_Supplied data_
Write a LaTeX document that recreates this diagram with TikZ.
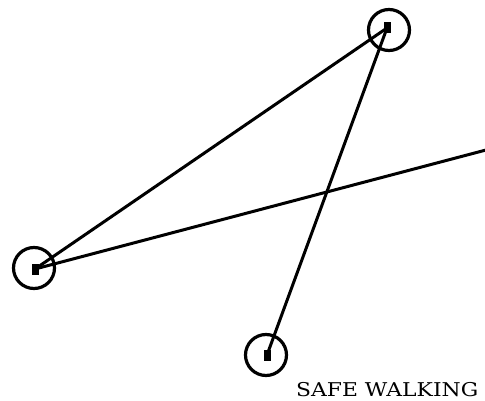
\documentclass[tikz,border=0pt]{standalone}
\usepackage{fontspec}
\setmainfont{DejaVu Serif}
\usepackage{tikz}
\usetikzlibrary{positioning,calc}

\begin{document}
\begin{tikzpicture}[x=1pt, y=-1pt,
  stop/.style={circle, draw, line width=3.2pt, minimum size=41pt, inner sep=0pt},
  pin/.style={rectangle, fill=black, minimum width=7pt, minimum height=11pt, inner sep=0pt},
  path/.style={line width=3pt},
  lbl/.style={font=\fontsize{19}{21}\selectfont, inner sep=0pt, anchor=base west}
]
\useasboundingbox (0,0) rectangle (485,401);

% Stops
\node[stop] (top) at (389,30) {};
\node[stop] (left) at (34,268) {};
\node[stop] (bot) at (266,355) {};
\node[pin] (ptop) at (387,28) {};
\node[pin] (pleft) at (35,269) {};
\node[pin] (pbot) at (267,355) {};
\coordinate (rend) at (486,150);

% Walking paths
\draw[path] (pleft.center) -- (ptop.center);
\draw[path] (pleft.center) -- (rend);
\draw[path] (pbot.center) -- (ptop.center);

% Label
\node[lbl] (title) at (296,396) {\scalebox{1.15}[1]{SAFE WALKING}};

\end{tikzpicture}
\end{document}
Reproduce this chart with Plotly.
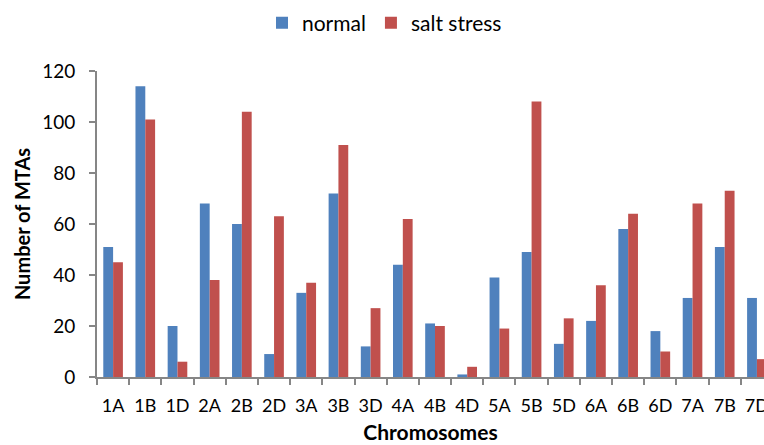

_Task instructions_
Write out the listing above again, exactly, but with no pictures in the copy.

_Exercise result_
Write a LaTeX document that recreates this diagram with TikZ.
\documentclass[tikz,border=0pt]{standalone}
\usepackage{fontspec}
\setmainfont{DejaVu Serif}
\usepackage{tikz}
\usetikzlibrary{positioning,calc}

\begin{document}
\begin{tikzpicture}[x=1pt, y=-1pt,
  stop/.style={circle, draw, line width=3.2pt, minimum size=41pt, inner sep=0pt},
  pin/.style={rectangle, fill=black, minimum width=7pt, minimum height=11pt, inner sep=0pt},
  path/.style={line width=3pt},
  lbl/.style={font=\fontsize{19}{21}\selectfont, inner sep=0pt, anchor=base west}
]
\useasboundingbox (0,0) rectangle (485,401);

% Stops
\node[stop] (top) at (389,30) {};
\node[stop] (left) at (34,268) {};
\node[stop] (bot) at (266,355) {};
\node[pin] (ptop) at (387,28) {};
\node[pin] (pleft) at (35,269) {};
\node[pin] (pbot) at (267,355) {};
\coordinate (rend) at (486,150);

% Walking paths
\draw[path] (pleft.center) -- (ptop.center);
\draw[path] (pleft.center) -- (rend);
\draw[path] (pbot.center) -- (ptop.center);

% Label
\node[lbl] (title) at (296,396) {\scalebox{1.15}[1]{SAFE WALKING}};

\end{tikzpicture}
\end{document}
Reproduce this chart with Plotly.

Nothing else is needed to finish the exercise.